─── MATERIAL SHOWN ───

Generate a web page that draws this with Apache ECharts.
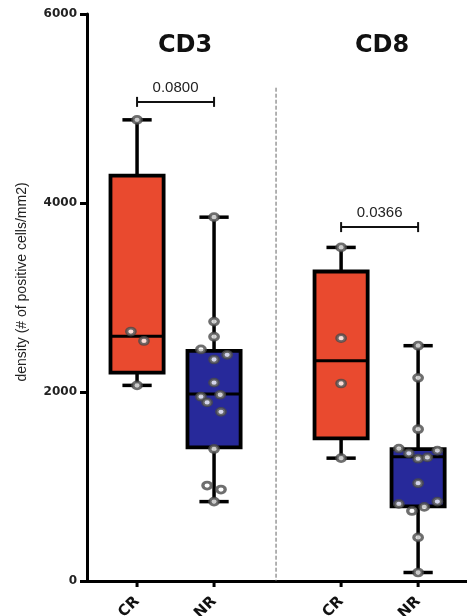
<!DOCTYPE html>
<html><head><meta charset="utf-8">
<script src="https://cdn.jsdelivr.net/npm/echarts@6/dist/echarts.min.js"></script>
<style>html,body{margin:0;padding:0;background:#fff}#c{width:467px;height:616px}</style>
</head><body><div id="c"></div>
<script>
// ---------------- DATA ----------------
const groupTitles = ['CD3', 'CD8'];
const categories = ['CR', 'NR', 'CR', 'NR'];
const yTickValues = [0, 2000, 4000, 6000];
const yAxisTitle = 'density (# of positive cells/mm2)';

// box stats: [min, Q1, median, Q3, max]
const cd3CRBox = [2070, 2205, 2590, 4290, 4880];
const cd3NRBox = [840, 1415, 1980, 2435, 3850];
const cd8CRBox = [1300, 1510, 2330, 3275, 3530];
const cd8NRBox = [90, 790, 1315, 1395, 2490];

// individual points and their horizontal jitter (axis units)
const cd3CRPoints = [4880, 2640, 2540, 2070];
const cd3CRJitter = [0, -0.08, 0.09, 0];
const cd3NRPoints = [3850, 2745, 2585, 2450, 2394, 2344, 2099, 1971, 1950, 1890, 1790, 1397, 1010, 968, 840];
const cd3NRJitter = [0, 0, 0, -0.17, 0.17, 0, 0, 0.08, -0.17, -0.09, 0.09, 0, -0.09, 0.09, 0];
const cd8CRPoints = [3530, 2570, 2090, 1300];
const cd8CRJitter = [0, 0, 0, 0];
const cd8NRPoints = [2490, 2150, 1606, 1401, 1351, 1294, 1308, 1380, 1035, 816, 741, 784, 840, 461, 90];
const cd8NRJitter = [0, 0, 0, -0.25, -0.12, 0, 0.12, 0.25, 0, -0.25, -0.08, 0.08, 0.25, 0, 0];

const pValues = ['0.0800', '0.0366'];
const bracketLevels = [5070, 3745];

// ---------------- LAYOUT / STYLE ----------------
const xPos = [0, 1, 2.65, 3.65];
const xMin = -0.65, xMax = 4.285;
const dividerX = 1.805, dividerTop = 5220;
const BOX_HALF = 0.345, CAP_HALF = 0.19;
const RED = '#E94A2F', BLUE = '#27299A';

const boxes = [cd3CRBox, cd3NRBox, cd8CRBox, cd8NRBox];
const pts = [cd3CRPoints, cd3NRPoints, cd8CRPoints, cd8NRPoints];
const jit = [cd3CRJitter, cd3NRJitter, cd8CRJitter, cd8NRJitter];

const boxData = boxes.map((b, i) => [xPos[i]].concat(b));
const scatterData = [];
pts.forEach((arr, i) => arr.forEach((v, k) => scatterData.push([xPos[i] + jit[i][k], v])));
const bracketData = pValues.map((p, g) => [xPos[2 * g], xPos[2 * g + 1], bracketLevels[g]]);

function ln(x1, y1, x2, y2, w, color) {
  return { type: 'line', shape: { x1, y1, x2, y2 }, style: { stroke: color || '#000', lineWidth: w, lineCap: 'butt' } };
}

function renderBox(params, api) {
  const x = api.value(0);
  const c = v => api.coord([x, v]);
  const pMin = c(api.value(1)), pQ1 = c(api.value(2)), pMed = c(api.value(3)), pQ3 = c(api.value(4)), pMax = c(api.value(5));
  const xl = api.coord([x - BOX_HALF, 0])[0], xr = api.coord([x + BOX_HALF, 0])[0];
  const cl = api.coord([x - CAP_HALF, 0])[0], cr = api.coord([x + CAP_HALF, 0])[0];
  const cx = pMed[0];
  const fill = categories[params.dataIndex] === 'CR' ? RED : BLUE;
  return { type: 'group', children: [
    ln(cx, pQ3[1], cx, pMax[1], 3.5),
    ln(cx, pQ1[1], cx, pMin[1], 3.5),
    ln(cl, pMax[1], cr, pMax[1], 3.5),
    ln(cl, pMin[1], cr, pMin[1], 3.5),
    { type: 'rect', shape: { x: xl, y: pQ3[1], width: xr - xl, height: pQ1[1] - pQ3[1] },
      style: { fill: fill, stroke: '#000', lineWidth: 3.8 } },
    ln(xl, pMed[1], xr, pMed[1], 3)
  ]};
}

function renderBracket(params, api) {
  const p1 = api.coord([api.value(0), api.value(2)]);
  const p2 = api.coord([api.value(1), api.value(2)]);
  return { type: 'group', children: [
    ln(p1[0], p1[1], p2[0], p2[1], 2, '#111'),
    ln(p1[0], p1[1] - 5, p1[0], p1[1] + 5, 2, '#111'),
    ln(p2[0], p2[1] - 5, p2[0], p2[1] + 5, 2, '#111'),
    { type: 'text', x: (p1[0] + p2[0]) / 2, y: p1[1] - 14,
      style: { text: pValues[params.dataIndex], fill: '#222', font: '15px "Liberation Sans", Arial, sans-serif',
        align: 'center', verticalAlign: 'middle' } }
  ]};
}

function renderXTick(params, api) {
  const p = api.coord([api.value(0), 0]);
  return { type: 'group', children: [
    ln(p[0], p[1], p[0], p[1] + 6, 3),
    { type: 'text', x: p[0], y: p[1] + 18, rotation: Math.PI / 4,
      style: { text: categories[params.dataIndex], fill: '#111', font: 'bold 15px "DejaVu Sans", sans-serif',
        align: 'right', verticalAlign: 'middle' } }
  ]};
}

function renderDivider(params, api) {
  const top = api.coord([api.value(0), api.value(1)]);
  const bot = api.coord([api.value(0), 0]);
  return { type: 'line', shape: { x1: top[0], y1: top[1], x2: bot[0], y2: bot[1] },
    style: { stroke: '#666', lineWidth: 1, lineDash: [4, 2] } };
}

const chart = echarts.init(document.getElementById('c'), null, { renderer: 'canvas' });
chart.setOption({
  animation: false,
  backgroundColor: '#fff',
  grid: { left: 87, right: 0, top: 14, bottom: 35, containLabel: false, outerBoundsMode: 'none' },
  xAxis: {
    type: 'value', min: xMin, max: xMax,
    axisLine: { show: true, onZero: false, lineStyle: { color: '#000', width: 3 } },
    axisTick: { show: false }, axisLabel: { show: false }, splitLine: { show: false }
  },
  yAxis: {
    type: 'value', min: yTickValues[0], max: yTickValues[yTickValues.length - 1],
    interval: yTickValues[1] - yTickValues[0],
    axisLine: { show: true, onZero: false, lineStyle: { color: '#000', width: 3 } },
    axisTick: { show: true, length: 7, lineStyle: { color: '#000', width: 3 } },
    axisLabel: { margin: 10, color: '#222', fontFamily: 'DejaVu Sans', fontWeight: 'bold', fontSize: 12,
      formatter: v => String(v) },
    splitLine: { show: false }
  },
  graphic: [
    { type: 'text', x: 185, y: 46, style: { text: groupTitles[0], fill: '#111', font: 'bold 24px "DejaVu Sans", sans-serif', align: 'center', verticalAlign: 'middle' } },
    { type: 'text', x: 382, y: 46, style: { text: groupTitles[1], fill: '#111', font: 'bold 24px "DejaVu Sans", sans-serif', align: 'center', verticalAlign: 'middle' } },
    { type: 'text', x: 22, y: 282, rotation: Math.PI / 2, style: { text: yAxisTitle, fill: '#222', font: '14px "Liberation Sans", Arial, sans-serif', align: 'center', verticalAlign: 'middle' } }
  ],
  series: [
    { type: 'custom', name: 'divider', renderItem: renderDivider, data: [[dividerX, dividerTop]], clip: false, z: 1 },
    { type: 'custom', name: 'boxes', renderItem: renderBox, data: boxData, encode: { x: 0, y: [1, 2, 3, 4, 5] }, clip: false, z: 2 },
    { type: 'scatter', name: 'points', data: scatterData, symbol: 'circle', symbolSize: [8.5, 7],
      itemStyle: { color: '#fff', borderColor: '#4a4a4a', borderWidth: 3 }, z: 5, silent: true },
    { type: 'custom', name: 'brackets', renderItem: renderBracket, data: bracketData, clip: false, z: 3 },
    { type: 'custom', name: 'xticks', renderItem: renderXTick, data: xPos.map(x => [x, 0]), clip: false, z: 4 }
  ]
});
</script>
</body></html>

───
─── MATERIAL SHOWN ───

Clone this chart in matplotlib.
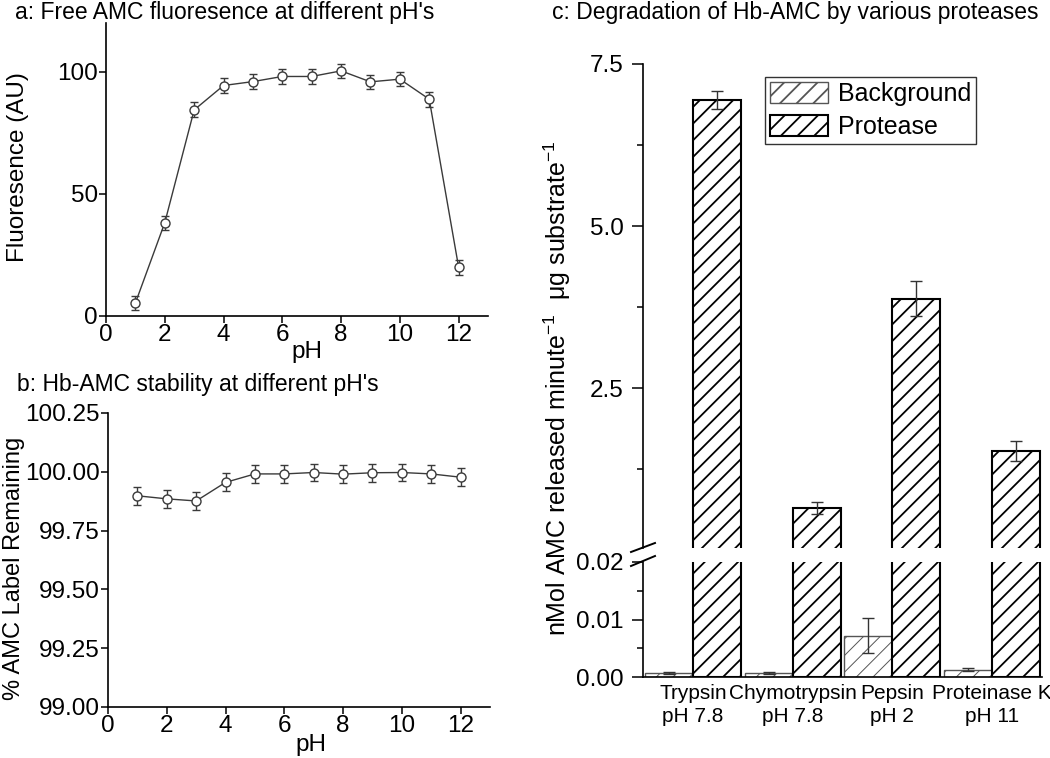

───

● **WHAT YOU HAVE TO DO**
Reproduce nothing but the lines from the one with "Generate a web" to the one with "cd3NRJitter, cd8CRJitter, cd8NRJitter];", both lines included, and keep every picture out of the copy.

● **RESULT FOR THIS EXERCISE**
Generate a web page that draws this with Apache ECharts.
<!DOCTYPE html>
<html><head><meta charset="utf-8">
<script src="https://cdn.jsdelivr.net/npm/echarts@6/dist/echarts.min.js"></script>
<style>html,body{margin:0;padding:0;background:#fff}#c{width:467px;height:616px}</style>
</head><body><div id="c"></div>
<script>
// ---------------- DATA ----------------
const groupTitles = ['CD3', 'CD8'];
const categories = ['CR', 'NR', 'CR', 'NR'];
const yTickValues = [0, 2000, 4000, 6000];
const yAxisTitle = 'density (# of positive cells/mm2)';

// box stats: [min, Q1, median, Q3, max]
const cd3CRBox = [2070, 2205, 2590, 4290, 4880];
const cd3NRBox = [840, 1415, 1980, 2435, 3850];
const cd8CRBox = [1300, 1510, 2330, 3275, 3530];
const cd8NRBox = [90, 790, 1315, 1395, 2490];

// individual points and their horizontal jitter (axis units)
const cd3CRPoints = [4880, 2640, 2540, 2070];
const cd3CRJitter = [0, -0.08, 0.09, 0];
const cd3NRPoints = [3850, 2745, 2585, 2450, 2394, 2344, 2099, 1971, 1950, 1890, 1790, 1397, 1010, 968, 840];
const cd3NRJitter = [0, 0, 0, -0.17, 0.17, 0, 0, 0.08, -0.17, -0.09, 0.09, 0, -0.09, 0.09, 0];
const cd8CRPoints = [3530, 2570, 2090, 1300];
const cd8CRJitter = [0, 0, 0, 0];
const cd8NRPoints = [2490, 2150, 1606, 1401, 1351, 1294, 1308, 1380, 1035, 816, 741, 784, 840, 461, 90];
const cd8NRJitter = [0, 0, 0, -0.25, -0.12, 0, 0.12, 0.25, 0, -0.25, -0.08, 0.08, 0.25, 0, 0];

const pValues = ['0.0800', '0.0366'];
const bracketLevels = [5070, 3745];

// ---------------- LAYOUT / STYLE ----------------
const xPos = [0, 1, 2.65, 3.65];
const xMin = -0.65, xMax = 4.285;
const dividerX = 1.805, dividerTop = 5220;
const BOX_HALF = 0.345, CAP_HALF = 0.19;
const RED = '#E94A2F', BLUE = '#27299A';

const boxes = [cd3CRBox, cd3NRBox, cd8CRBox, cd8NRBox];
const pts = [cd3CRPoints, cd3NRPoints, cd8CRPoints, cd8NRPoints];
const jit = [cd3CRJitter, cd3NRJitter, cd8CRJitter, cd8NRJitter];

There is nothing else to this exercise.